* Written problem
The listing below should be printed exactly, every line of it. Skip the pictures.

* Data extract
* * * * *

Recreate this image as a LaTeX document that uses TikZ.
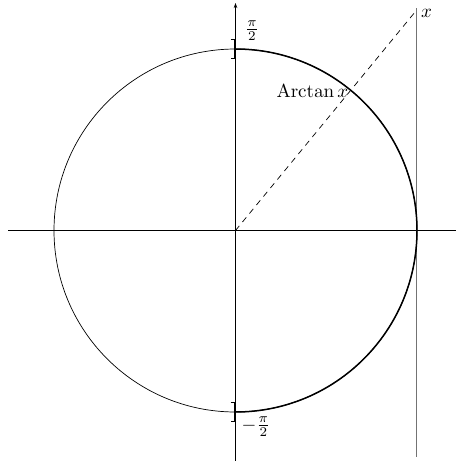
\documentclass[tikz,border=0pt]{standalone}
\usetikzlibrary{arrows.meta,calc}
\begin{document}
\begin{tikzpicture}[x=1pt,y=-1pt,
  thinline/.style={line width=0.7pt},
  thickline/.style={line width=1.5pt},
  bracket/.style={line width=1.8pt},
  lbl/.style={scale=1.9,inner sep=0pt}]
\useasboundingbox (0,0) rectangle (456,461);
\coordinate (O) at (235.5,230.5);
\coordinate (L) at (8,230.5);
\coordinate (R) at (456,230.5);
\coordinate (B) at (235.5,461);
\coordinate (T) at (235.5,3);
\coordinate (G1) at (416.7,8);
\coordinate (G2) at (416.7,457);
\coordinate (D) at (416.7,10);
\coordinate (Ctop) at (235.5,49);
% axes
\draw[thinline] (L) -- (R);
\draw[thinline,-{Stealth[length=5pt,width=3.5pt]}] (B) -- (T);
% vertical gray line x=1
\draw[line width=1.5pt,black!55] (G1) -- (G2);
% circle
\draw[thinline] (O) circle[radius=181.5];
\draw[thickline] (Ctop) arc[start angle=-90,end angle=90,radius=181.5];
% dashed ray
\draw[thinline,dash pattern=on 6pt off 5pt] (O) -- (D);
% brackets
\draw[bracket] (230.5,39.5) -- (235,39.5) -- (235,58.5) -- (230.5,58.5);
\draw[bracket] (230.5,402.5) -- (235,402.5) -- (235,421.5) -- (230.5,421.5);
% labels
\node[lbl] (pihalf) at (252,31) {$\frac{\pi}{2}$};
\node[lbl] (mpihalf) at (256,427) {$-\frac{\pi}{2}$};
\node[lbl,anchor=east] (arct) at (348.5,91.5) {$\mathrm{Arctan}\,x$};
\node[lbl] (xl) at (426.5,13) {$x$};
\end{tikzpicture}
\end{document}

* * * * *

* Exercise answer
Recreate this image as a LaTeX document that uses TikZ.
\documentclass[tikz,border=0pt]{standalone}
\usetikzlibrary{arrows.meta,calc}
\begin{document}
\begin{tikzpicture}[x=1pt,y=-1pt,
  thinline/.style={line width=0.7pt},
  thickline/.style={line width=1.5pt},
  bracket/.style={line width=1.8pt},
  lbl/.style={scale=1.9,inner sep=0pt}]
\useasboundingbox (0,0) rectangle (456,461);
\coordinate (O) at (235.5,230.5);
\coordinate (L) at (8,230.5);
\coordinate (R) at (456,230.5);
\coordinate (B) at (235.5,461);
\coordinate (T) at (235.5,3);
\coordinate (G1) at (416.7,8);
\coordinate (G2) at (416.7,457);
\coordinate (D) at (416.7,10);
\coordinate (Ctop) at (235.5,49);
% axes
\draw[thinline] (L) -- (R);
\draw[thinline,-{Stealth[length=5pt,width=3.5pt]}] (B) -- (T);
% vertical gray line x=1
\draw[line width=1.5pt,black!55] (G1) -- (G2);
% circle
\draw[thinline] (O) circle[radius=181.5];
\draw[thickline] (Ctop) arc[start angle=-90,end angle=90,radius=181.5];
% dashed ray
\draw[thinline,dash pattern=on 6pt off 5pt] (O) -- (D);
% brackets
\draw[bracket] (230.5,39.5) -- (235,39.5) -- (235,58.5) -- (230.5,58.5);
\draw[bracket] (230.5,402.5) -- (235,402.5) -- (235,421.5) -- (230.5,421.5);
% labels
\node[lbl] (pihalf) at (252,31) {$\frac{\pi}{2}$};
\node[lbl] (mpihalf) at (256,427) {$-\frac{\pi}{2}$};
\node[lbl,anchor=east] (arct) at (348.5,91.5) {$\mathrm{Arctan}\,x$};
\node[lbl] (xl) at (426.5,13) {$x$};
\end{tikzpicture}
\end{document}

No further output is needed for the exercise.